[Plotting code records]
=====

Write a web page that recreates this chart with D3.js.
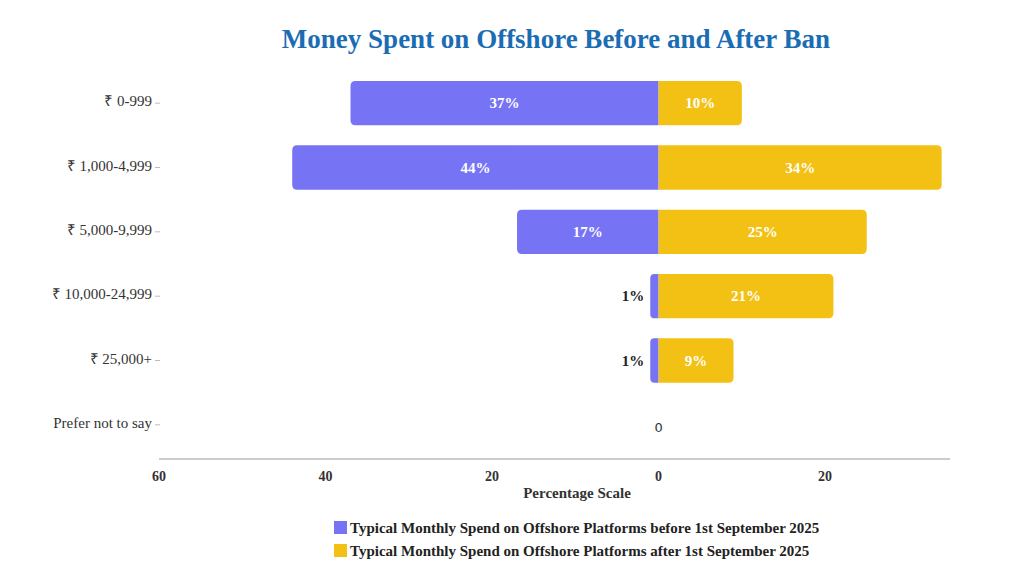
<!DOCTYPE html>
<html><head><meta charset="utf-8">
<script src="https://cdn.jsdelivr.net/npm/d3@7"></script>
<style>body{margin:0;background:#fff}svg{display:block}</style>
</head><body>
<svg width="1024" height="576"></svg>
<script>
const categories = ["₹ 0-999","₹ 1,000-4,999","₹ 5,000-9,999","₹ 10,000-24,999","₹ 25,000+","Prefer not to say"];
const before = [37,44,17,1,1,0];
const after = [10,34,25,21,9,0];
const xTicks = [60,40,20,0,20];
const seriesNames = ["Typical Monthly Spend on Offshore Platforms before 1st September 2025","Typical Monthly Spend on Offshore Platforms after 1st September 2025"];
const colors = ["#7674f4","#f2c114"];
const title = "Money Spent on Offshore Before and After Ban";

const svg = d3.select("svg");
const font = "'Liberation Serif', 'Times New Roman', serif";
const x = d3.scaleLinear().domain([-60,35]).range([159,950]);
const y = d3.scaleBand().domain(categories).range([71,457]).paddingInner(0.31).paddingOuter(0.155);

svg.append("text").attr("x",556).attr("y",48).attr("text-anchor","middle")
  .attr("font-family",font).attr("font-weight","bold").attr("font-size",27).attr("fill","#1b6db3").text(title);

function barPath(x0,x1,yy,h,r){
  const left = x1<x0; const xs = Math.min(x0,x1), xe=Math.max(x0,x1); const w=xe-xs;
  r=Math.min(r,w/2);
  if(!left){
    return `M${xs},${yy}H${xe-r}Q${xe},${yy} ${xe},${yy+r}V${yy+h-r}Q${xe},${yy+h} ${xe-r},${yy+h}H${xs}Z`;
  } else {
    return `M${xe},${yy}H${xs+r}Q${xs},${yy} ${xs},${yy+r}V${yy+h-r}Q${xs},${yy+h} ${xs+r},${yy+h}H${xe}Z`;
  }
}
const h = y.bandwidth();
categories.forEach((c,i)=>{
  const yy=y(c);
  if(before[i]>0) svg.append("path").attr("d",barPath(x(0),x(-before[i]),yy,h,5)).attr("fill",colors[0]);
  if(after[i]>0) svg.append("path").attr("d",barPath(x(0),x(after[i]),yy,h,5)).attr("fill",colors[1]);
  const cy = yy+h/2+5;
  if(before[i]>=5) svg.append("text").attr("x",(x(0)+x(-before[i]))/2).attr("y",cy).attr("text-anchor","middle")
     .attr("font-family",font).attr("font-weight","bold").attr("font-size",15).attr("fill","#fff").text(before[i]+"%");
  else if(before[i]>0) svg.append("text").attr("x",x(-before[i])-6).attr("y",cy).attr("text-anchor","end")
     .attr("font-family",font).attr("font-weight","bold").attr("font-size",15).attr("fill","#222").text(before[i]+"%");
  if(after[i]>0) svg.append("text").attr("x",(x(0)+x(after[i]))/2).attr("y",cy).attr("text-anchor","middle")
     .attr("font-family",font).attr("font-weight","bold").attr("font-size",15).attr("fill","#fff").text(after[i]+"%");
  if(before[i]===0 && after[i]===0) svg.append("text").attr("x",x(0)).attr("y",cy+2).attr("text-anchor","middle")
     .attr("font-family","'DejaVu Sans', sans-serif").attr("font-size",13).attr("fill","#333").text("0");
  svg.append("text").attr("x",152).attr("y",cy-2).attr("text-anchor","end")
     .attr("font-family",font).attr("font-size",15).attr("fill","#333").text(c);
  svg.append("line").attr("x1",155).attr("x2",160).attr("y1",yy+h/2).attr("y2",yy+h/2).attr("stroke","#bbb");
});

svg.append("line").attr("x1",159).attr("x2",950).attr("y1",459).attr("y2",459).attr("stroke","#999");
const tickVals=[-60,-40,-20,0,20];
tickVals.forEach((v,i)=>{
  svg.append("text").attr("x",x(v)).attr("y",481).attr("text-anchor","middle")
    .attr("font-family",font).attr("font-weight","bold").attr("font-size",14).attr("fill","#333").text(xTicks[i]);
});
svg.append("text").attr("x",577).attr("y",498).attr("text-anchor","middle")
  .attr("font-family",font).attr("font-weight","bold").attr("font-size",15).attr("fill","#333").text("Percentage Scale");

seriesNames.forEach((s,i)=>{
  const ly=521+i*23;
  svg.append("rect").attr("x",334).attr("y",ly).attr("width",13).attr("height",13).attr("fill",colors[i]);
  svg.append("text").attr("x",350).attr("y",ly+12).attr("font-family",font).attr("font-weight","bold")
    .attr("font-size",15).attr("fill","#222").text(s);
});
</script>
</body></html>
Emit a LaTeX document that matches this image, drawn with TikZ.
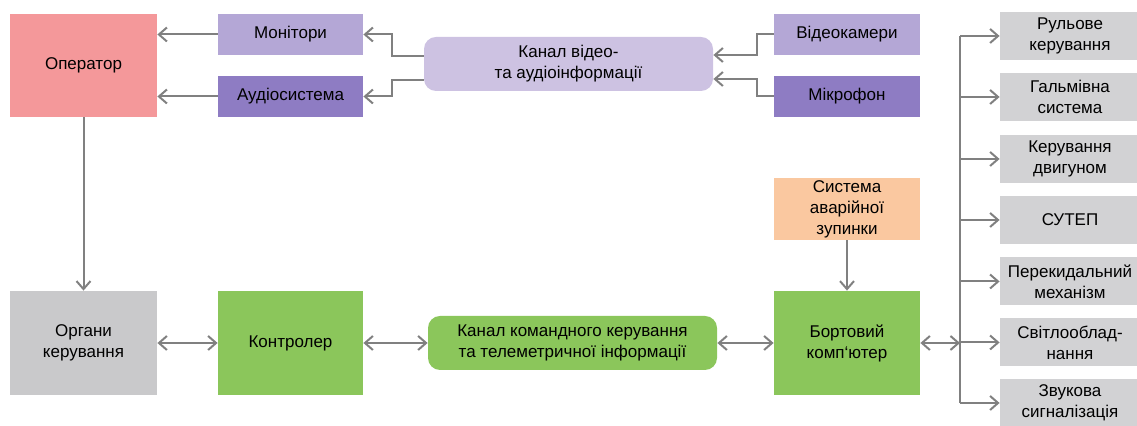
\documentclass[tikz,border=0pt]{standalone}
\usepackage{fontspec}
\setmainfont{Liberation Sans}
\usetikzlibrary{positioning, arrows.meta}
\usepackage{xcolor}
\definecolor{opred}{HTML}{F4989A}
\definecolor{lilac}{HTML}{B4A7D6}
\definecolor{violet}{HTML}{8E7CC3}
\definecolor{pale}{HTML}{CDC2E2}
\definecolor{grey}{HTML}{C9C9CB}
\definecolor{lgrey}{HTML}{D2D2D4}
\definecolor{leaf}{HTML}{8BC65B}
\definecolor{peach}{HTML}{FAC8A0}
\definecolor{wire}{HTML}{808080}

\begin{document}
\begin{tikzpicture}[x=0.5pt, y=-0.5pt,
    blk/.style={inner sep=0pt, align=center, font=\fontsize{8.5}{10.5}\selectfont},
    arr/.style={draw=wire, line width=1pt, -{Straight Barb[length=4pt,width=7pt]}},
    arr2/.style={draw=wire, line width=1pt, {Straight Barb[length=4pt,width=7pt]}-{Straight Barb[length=4pt,width=7pt]}}]

        \clip (0,0) rectangle (1137,426);

        % Upper part
        \node[blk, fill=opred, minimum width=73.5pt, minimum height=51.5pt] (op) at (83.5, 65.5) {Оператор};
        \node[blk, fill=lilac, minimum width=72.5pt, minimum height=20.5pt] (mon) at (290.5, 34.5) {Монітори};
        \node[blk, fill=violet, minimum width=72.5pt, minimum height=20.5pt] (aud) at (290.5, 96.5) {Аудіосистема};
        \node[blk, fill=pale, rounded corners=6pt, minimum width=144.5pt, minimum height=27pt] (vch) at (568.5, 64) {Канал відео-\\та аудіоінформації};
        \node[blk, fill=lilac, minimum width=73pt, minimum height=20.5pt] (cam) at (847, 34.5) {Відеокамери};
        \node[blk, fill=violet, minimum width=73pt, minimum height=20.5pt] (mic) at (847, 96.5) {Мікрофон};
        \node[blk, fill=peach, minimum width=73pt, minimum height=31pt] (stop) at (847, 209) {Система\\аварійної\\зупинки};

        % Lower part
        \node[blk, fill=grey, minimum width=73.5pt, minimum height=52pt] (org) at (83.5, 343) {Органи\\керування};
        \node[blk, fill=leaf, minimum width=72.5pt, minimum height=52pt] (ctl) at (290.5, 343) {Контролер};
        \node[blk, fill=leaf, rounded corners=6pt, minimum width=144.5pt, minimum height=27pt] (cch) at (572.5, 343) {Канал командного керування\\та телеметричної інформації};
        \node[blk, fill=leaf, minimum width=73pt, minimum height=52pt] (obc) at (847, 343) {Бортовий\\комп`ютер};

        % Actuators
        \node[blk, fill=lgrey, minimum width=70pt, minimum height=24pt] (r1) at (1070, 36) {Рульове\\керування};
        \node[blk, fill=lgrey, minimum width=70pt, minimum height=24pt] (r2) at (1070, 97) {Гальмівна\\система};
        \node[blk, fill=lgrey, minimum width=70pt, minimum height=24pt] (r3) at (1070, 159) {Керування\\двигуном};
        \node[blk, fill=lgrey, minimum width=70pt, minimum height=24pt] (r4) at (1070, 220) {СУТЕП};
        \node[blk, fill=lgrey, minimum width=70pt, minimum height=24pt] (r5) at (1070, 281.5) {Перекидальний\\механізм};
        \node[blk, fill=lgrey, minimum width=70pt, minimum height=24pt] (r6) at (1070, 342.5) {Світлооблад-\\нання};
        \node[blk, fill=lgrey, minimum width=70pt, minimum height=24pt] (r7) at (1070, 403) {Звукова\\сигналізація};

        % Bends
        \coordinate (va) at (392, 56);
        \coordinate (vd) at (392, 80);
        \coordinate (vb) at (757, 55);
        \coordinate (vc) at (757, 79);
        \coordinate (bus) at (960, 343);

        % Video and audio
        \draw[arr] (mon) -- (op.east |- mon);
        \draw[arr] (aud) -- (op.east |- aud);
        \draw[arr] (vch.west |- va) -- (va) |- (mon.east);
        \draw[arr] (vch.west |- vd) -- (vd) |- (aud.east);
        \draw[arr] (cam.west) -| (vb) -- (vb -| vch.east);
        \draw[arr] (mic.west) -| (vc) -- (vc -| vch.east);

        % Control
        \draw[arr] (op) -- (org);
        \draw[arr] (stop) -- (obc);
        \draw[arr2] (org) -- (ctl);
        \draw[arr2] (ctl) -- (cch);
        \draw[arr2] (cch) -- (obc);
        \draw[arr2] (obc) -- (bus);

        % Bus
        \draw[draw=wire, line width=1pt] (bus |- r1.west) -- (bus |- r7.west);
        \foreach \i in {1,...,7}
            \draw[arr] (bus |- r\i.west) -- (r\i.west);

    \end{tikzpicture}
\end{document}
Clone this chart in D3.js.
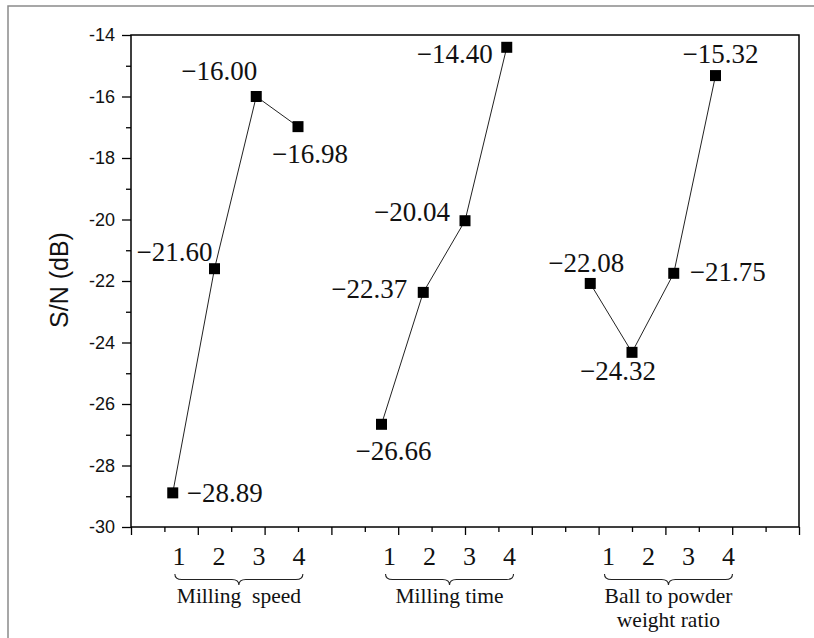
<!DOCTYPE html>
<html>
<head>
<meta charset="utf-8">
<script src="https://cdn.jsdelivr.net/npm/d3@7/dist/d3.min.js"></script>
<style>
  html, body { margin: 0; padding: 0; background: #fff; }
  svg { display: block; }
</style>
</head>
<body>
<svg id="chart" width="814" height="638"></svg>
<script>
// ---------------- data ----------------
const groups = ["Milling  speed", "Milling time", "Ball to powder\nweight ratio"];
const levels = ["1", "2", "3", "4"];
// x positions (axis units) of the four levels of each factor
const speedX = [1, 2, 3, 4];
const timeX = [6, 7, 8, 9];
const ratioX = [11, 12, 13, 14];
// S/N values (dB)
const speedSN = [-28.89, -21.60, -16.00, -16.98];
const timeSN = [-26.66, -22.37, -20.04, -14.40];
const ratioSN = [-22.08, -24.32, -21.75, -15.32];
const yTicks = [-30, -28, -26, -24, -22, -20, -18, -16, -14];
const yLabel = "S/N (dB)";

// ---------------- layout (not data) ----------------
const plot = { left: 131, right: 799, top: 35, bottom: 527 };
// value label placement relative to its marker: [dx, dy, anchor]
const labelPlace = [
  [[14, 9, "start"], [-2, -8, "end"], [1, -17, "end"], [12, 36, "middle"]],
  [[12, 36, "middle"], [-16, 6, "end"], [-15, 0, "end"], [-14, 16, "end"]],
  [[34, -11, "end"], [-14, 28, "middle"], [16, 8, "start"], [5, -13, "middle"]]
];
const groupShift = [3.5, 5.4, 15.6];   // level-number row offset per group (px)

const svg = d3.select("#chart");

// outer gray frame
svg.append("rect")
  .attr("x", 8).attr("y", 6)
  .attr("width", 820).attr("height", 660)
  .attr("fill", "none").attr("stroke", "#8a8a8a").attr("stroke-width", 1.5);

const x = d3.scaleLinear().domain([0, 16]).range([plot.left, plot.right]);
const y = d3.scaleLinear().domain([-30, -14]).range([plot.bottom, plot.top]);

// y axis: major + minor ticks
const yMinor = d3.range(-29, -14, 2);
svg.append("g")
  .attr("transform", `translate(${plot.left},0)`)
  .call(d3.axisLeft(y).tickValues(yMinor).tickSize(5).tickFormat(""))
  .call(g => g.select(".domain").remove())
  .call(g => g.selectAll("line").attr("stroke", "#000").attr("stroke-width", 1.3));
svg.append("g")
  .attr("transform", `translate(${plot.left},0)`)
  .call(d3.axisLeft(y).tickValues(yTicks).tickSize(9).tickPadding(7).tickFormat(d => String(d)))
  .call(g => g.select(".domain").remove())
  .call(g => g.selectAll("line").attr("stroke", "#000").attr("stroke-width", 1.3))
  .call(g => g.selectAll("text")
    .attr("font-family", "'Liberation Sans', Arial, sans-serif")
    .attr("font-size", 18).attr("fill", "#111"));

// x axis: ticks only
const xAll = d3.range(0, 21).map(i => i * 0.8);
svg.append("g")
  .attr("transform", `translate(0,${plot.bottom})`)
  .call(d3.axisBottom(x).tickValues(xAll.filter((d, i) => i % 2 === 1)).tickSize(5).tickFormat(""))
  .call(g => g.select(".domain").remove())
  .call(g => g.selectAll("line").attr("stroke", "#000").attr("stroke-width", 1.3));
svg.append("g")
  .attr("transform", `translate(0,${plot.bottom})`)
  .call(d3.axisBottom(x).tickValues(xAll.filter((d, i) => i % 2 === 0)).tickSize(8).tickFormat(""))
  .call(g => g.select(".domain").remove())
  .call(g => g.selectAll("line").attr("stroke", "#000").attr("stroke-width", 1.3));

// plot box
svg.append("rect")
  .attr("x", plot.left).attr("y", plot.top)
  .attr("width", plot.right - plot.left).attr("height", plot.bottom - plot.top)
  .attr("fill", "none").attr("stroke", "#000").attr("stroke-width", 1.5);

// y label
svg.append("text")
  .attr("transform", `translate(68,280) rotate(-90)`)
  .attr("text-anchor", "middle")
  .attr("font-family", "'Liberation Sans', Arial, sans-serif")
  .attr("font-size", 25).attr("fill", "#111")
  .text(yLabel);

// series
const series = [
  { xs: speedX, vs: speedSN },
  { xs: timeX, vs: timeSN },
  { xs: ratioX, vs: ratioSN }
];
const line = d3.line().x(d => x(d[0])).y(d => y(d[1]));
const serif = "'Liberation Serif', 'Times New Roman', serif";

series.forEach((s, gi) => {
  const pts = s.xs.map((xv, i) => [xv, s.vs[i]]);
  svg.append("path").datum(pts)
    .attr("d", line).attr("fill", "none")
    .attr("stroke", "#222").attr("stroke-width", 1);
  svg.selectAll(null).data(pts).enter().append("rect")
    .attr("x", d => x(d[0]) - 5.5).attr("y", d => y(d[1]) - 5.5)
    .attr("width", 11).attr("height", 11).attr("fill", "#000");
  svg.selectAll(null).data(pts).enter().append("text")
    .attr("x", (d, i) => x(d[0]) + labelPlace[gi][i][0])
    .attr("y", (d, i) => y(d[1]) + labelPlace[gi][i][1])
    .attr("text-anchor", (d, i) => labelPlace[gi][i][2])
    .attr("font-family", serif).attr("font-size", 27).attr("fill", "#111")
    .text(d => "\u2212" + Math.abs(d[1]).toFixed(2));

  // level numbers, brace and group name
  const cx = x((s.xs[0] + s.xs[3]) / 2) + groupShift[gi];
  svg.selectAll(null).data(levels).enter().append("text")
    .attr("x", (d, i) => cx + (i - 1.5) * 40)
    .attr("y", 565)
    .attr("text-anchor", "middle")
    .attr("font-family", serif).attr("font-size", 26).attr("fill", "#111")
    .text(d => d);

  const x0 = cx - 64, x1 = cx + 64, y0 = 574, h = 11, q = 7;
  const ym = y0 + h / 2;
  const p = d3.path();
  p.moveTo(x0, y0);
  p.quadraticCurveTo(x0, ym, x0 + q, ym);
  p.lineTo(cx - q, ym);
  p.quadraticCurveTo(cx, ym, cx, y0 + h);
  p.quadraticCurveTo(cx, ym, cx + q, ym);
  p.lineTo(x1 - q, ym);
  p.quadraticCurveTo(x1, ym, x1, y0);
  svg.append("path").attr("d", p.toString())
    .attr("fill", "none").attr("stroke", "#222").attr("stroke-width", 1.1);

  const lines = groups[gi].split("\n");
  lines.forEach((ln, li) => {
    svg.append("text")
      .attr("x", cx).attr("y", 603 + li * 24)
      .attr("text-anchor", "middle")
      .attr("font-family", serif).attr("font-size", 21.5).attr("fill", "#111")
      .style("white-space", "pre")
      .text(ln);
  });
});
</script>
</body>
</html>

=====

TASK TO COMPLETE → Show all lines from the listing above in which "chart" appears.

EXERCISE RESULT →
Write a web page that recreates this chart with D3.js.
Clone this chart in D3.js.
<svg id="chart" width="814" height="638"></svg>
const svg = d3.select("#chart");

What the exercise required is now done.